Ber­go­glio parla di col­le­gia­lità e sino­da­lità ma, anche per il suo grande cari­sma, sem­bra esserci un ritorno della papo­la­tria. È una sorta di ete­ro­ge­nesi dei fini? O non cor­ri­spon­dono alla realtà le inten­zioni “demo­cra­ti­che” di Bergoglio?

Mi pare indub­bio che Ber­go­glio intenda rea­liz­zare una mag­giore col­le­gia­lità nel governo della Chiesa; d’altra parte, a quanto pare, que­sta era anche una delle con­di­zioni che hanno reso pos­si­bile la sua ele­zione. Natu­ral­mente le moda­lità con cui la col­le­gia­lità si può rea­liz­zare sono mol­te­plici: per ora si è assi­stito ad un mag­giore ascolto delle Chiese locali e all’annuncio dell’attribuzione di un ruolo dot­tri­nale alle con­fe­renze epi­sco­pali.
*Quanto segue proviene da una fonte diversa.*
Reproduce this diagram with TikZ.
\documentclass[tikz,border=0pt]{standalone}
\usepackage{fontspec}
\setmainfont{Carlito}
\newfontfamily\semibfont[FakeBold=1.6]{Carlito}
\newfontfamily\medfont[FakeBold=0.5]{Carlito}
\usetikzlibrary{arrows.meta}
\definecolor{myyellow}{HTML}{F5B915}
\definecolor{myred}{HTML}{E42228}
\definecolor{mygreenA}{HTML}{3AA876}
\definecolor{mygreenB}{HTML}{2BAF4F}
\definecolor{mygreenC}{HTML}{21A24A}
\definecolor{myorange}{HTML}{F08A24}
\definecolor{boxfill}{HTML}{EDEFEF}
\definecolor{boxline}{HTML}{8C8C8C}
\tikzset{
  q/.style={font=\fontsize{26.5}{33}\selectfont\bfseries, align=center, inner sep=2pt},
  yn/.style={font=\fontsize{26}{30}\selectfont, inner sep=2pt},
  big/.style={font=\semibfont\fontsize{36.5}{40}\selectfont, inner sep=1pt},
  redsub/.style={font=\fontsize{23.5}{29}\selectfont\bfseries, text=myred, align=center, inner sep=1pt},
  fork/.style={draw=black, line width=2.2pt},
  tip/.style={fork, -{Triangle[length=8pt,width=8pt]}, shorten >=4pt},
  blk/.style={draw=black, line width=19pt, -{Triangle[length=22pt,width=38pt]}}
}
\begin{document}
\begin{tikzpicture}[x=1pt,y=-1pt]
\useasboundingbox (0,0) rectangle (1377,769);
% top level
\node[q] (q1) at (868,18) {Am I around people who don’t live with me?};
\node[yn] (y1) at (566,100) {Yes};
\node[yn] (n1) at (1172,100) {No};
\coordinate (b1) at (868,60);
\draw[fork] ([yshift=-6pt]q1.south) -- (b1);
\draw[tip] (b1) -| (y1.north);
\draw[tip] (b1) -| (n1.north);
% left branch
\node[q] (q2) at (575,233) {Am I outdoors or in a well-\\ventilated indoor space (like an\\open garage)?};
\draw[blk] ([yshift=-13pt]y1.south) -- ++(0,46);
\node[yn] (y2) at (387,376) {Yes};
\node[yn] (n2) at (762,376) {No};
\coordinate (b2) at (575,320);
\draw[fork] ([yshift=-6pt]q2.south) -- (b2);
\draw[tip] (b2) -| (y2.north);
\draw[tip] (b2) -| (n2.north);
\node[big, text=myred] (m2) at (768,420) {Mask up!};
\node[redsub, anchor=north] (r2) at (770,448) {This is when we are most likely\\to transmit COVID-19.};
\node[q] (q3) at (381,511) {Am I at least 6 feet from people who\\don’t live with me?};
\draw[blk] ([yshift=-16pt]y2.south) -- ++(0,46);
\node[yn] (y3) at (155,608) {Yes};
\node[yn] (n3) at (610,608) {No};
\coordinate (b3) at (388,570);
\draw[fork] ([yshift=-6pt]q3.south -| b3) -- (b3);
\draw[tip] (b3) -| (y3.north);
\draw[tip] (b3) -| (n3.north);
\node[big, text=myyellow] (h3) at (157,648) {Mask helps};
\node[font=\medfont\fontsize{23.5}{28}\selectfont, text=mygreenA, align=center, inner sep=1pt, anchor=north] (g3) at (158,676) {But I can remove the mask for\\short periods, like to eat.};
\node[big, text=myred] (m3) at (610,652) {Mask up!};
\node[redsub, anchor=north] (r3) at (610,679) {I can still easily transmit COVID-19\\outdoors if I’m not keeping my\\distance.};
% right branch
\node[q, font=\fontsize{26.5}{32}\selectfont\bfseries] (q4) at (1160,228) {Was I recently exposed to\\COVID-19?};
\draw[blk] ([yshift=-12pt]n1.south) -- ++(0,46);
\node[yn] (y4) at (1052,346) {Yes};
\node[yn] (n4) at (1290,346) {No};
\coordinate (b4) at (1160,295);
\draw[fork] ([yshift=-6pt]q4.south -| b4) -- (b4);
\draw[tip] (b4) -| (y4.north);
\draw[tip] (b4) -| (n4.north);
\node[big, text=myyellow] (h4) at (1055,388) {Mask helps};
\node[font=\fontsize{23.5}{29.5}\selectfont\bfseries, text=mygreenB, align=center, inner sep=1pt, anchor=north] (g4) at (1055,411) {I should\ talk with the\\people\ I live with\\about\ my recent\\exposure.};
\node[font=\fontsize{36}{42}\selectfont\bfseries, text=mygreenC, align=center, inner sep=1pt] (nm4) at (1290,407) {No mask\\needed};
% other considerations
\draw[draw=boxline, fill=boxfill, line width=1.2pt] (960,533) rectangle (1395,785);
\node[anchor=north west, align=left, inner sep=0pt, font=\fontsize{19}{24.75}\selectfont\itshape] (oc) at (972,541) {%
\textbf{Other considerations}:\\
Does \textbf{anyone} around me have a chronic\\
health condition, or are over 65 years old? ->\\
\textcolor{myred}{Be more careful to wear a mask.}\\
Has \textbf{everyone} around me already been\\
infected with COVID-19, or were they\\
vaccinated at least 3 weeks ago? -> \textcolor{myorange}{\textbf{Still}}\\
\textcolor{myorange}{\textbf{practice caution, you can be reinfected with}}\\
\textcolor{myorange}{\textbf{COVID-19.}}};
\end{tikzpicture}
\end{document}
È pos­si­bile che si arrivi a ristrut­tu­ra­zioni isti­tu­zio­nali che for­ma­liz­zino que­ste aper­ture ad un effet­tivo governo col­le­giale della Chiesa. Resta comun­que il fatto che esse non impli­che­ranno l’introduzione di un regime demo­cra­tico: la Chiesa è un popolo di Dio in cam­mino nella sto­ria, ma è pur sem­pre un popolo gerar­chi­ca­mente ordinato.

Quella di Ber­go­glio è una rivoluzione?

È troppo pre­sto per dare giu­dizi così impe­gna­tivi. È certo che Ber­go­glio ha cam­biato per tanti aspetti la linea di Bene­detto XVI il quale del resto, con la sua rinun­cia, ne ha rico­no­sciuto il fal­li­mento. Fin dove si spin­gerà il muta­mento e soprat­tutto per sapere se que­sto muta­mento sarà in linea con una let­tura evan­ge­lica dei segni dei tempi biso­gnerà ancora aspettare.